While the trade war between the US and China has done considerable harm
to both economies, the worst could easily be yet to come, as China considers restricting the export of rare earth elements (REEs) to the US as a major curb for which the US would have no easy response.
There are 17 REEs,
elements which are comparatively difficult to come by. These include
all 15 lanthanides as well as scandium and yttrium. These elements are
necessary for certain industrial processes, and are virtually essential
for making certain aerospace components, electric motors, and high
capacity batteries.
The crux of the matter is, REEs are everywhere in products, from
commercial to industrial to military, but the United States produces
very few, having only a single mine in the entire country. China, by
contrast, is the world’s largest such producer, and has over a third of
the world’s known REE reserves. China is such a market leader that even
the lone US mine, in California, sends the extract to China to be
processed efficiently.
So if China starts limiting exports to the US, as threatened in recent
Chinese state media reports, it would hurt the US, badly, and China is
such a market leader that the US would struggle to replace any more than
a tiny fraction of them elsewhere.
The Pentagon is taking this very seriously,
with a new request for the federal government to boost domestic
production of REEs to reduce dependence on China. Their argument is that
this is primarily for national security reasons, though the same case
could be made for economic reasons.
Either way though, the ability to start massive REE production within
the US is not something that happens overnight with a few federal
grants. The prices of REEs were already on the rise, and companies were
already looking to expand to the extent they could, and even then
nothing is expected online until 2022 at the earliest. The rarity of the
elements means it isn’t readily apparently how many the US can produce
at all, and even then, doing so is many years down the road, while the
trade war is a right-now sort of problem.

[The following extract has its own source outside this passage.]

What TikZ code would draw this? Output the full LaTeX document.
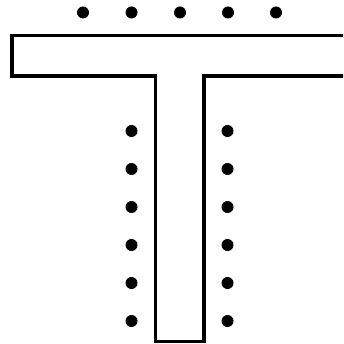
\documentclass[tikz,border=0pt]{standalone}
\usetikzlibrary{arrows.meta}

\begin{document}
\begin{tikzpicture}[x=1pt,y=-1pt,
                    dot/.style={circle,fill=black,inner sep=0pt,minimum size=12pt}]
  \useasboundingbox (0,0) rectangle (343,344);
  \clip (0,0) rectangle (343,344);
  % T outline, bar runs off to the right
  \draw[line width=3.4pt,line join=miter]
    (350,35.5) -- (12,35.5) -- (12,76) -- (155.5,76) -- (155.5,341.5)
    -- (204,341.5) -- (204,76) -- (350,76);
  % row of dots above the bar
  \foreach \i/\x in {1/83,2/131.5,3/180,4/228,5/276}
    \node[dot] (t\i) at (\x,12.5) {};
  % two columns beside the stem
  \foreach \i/\y in {1/131,2/169,3/207,4/245,5/283,6/321} {
    \node[dot] (l\i) at (131.5,\y) {};
    \node[dot] (r\i) at (227.5,\y) {};
  }
\end{tikzpicture}
\end{document}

Perhaps California should stop its export to the US as well….
“the lone US mine, in California.”
Bad, bad news because now you must be friendly to California.
China would only be shooting themselves in the foot, long term, if they do this. This would show everyone that China is not a reliable supplier, and any country that has those resources will start to develop them.
Interesting note — put a different way, China would be doing exactly what the US just did by cutting Huawei off from Google/Android software and Intel/Qualcomm chips.
And? That could very easily help Huawei long term.
Yes, the US is helping Huawei long term, at the expense of American tech companies. Just like cutting off rare earth metals would help China’s competitors in that market long term at Chinese operations’ expense.
Unreliable companies get hurt, even if the reason for their unreliability is the actions of the governments they have to answer to.
One massive dot that merits connection to this story is about the $6 trillion RE deposit sitting near the west coast of North Korea. Whose mining companies get the extraction concessions that are currently blocked by sanctions? Google “north korea rare earths” and some things become a little bit clearer, such as the frantic diplomacy blunders of “swaggering” Mike Pompeo. Given the obvious, why wouldn’t NK grant those concessions to China and Russia?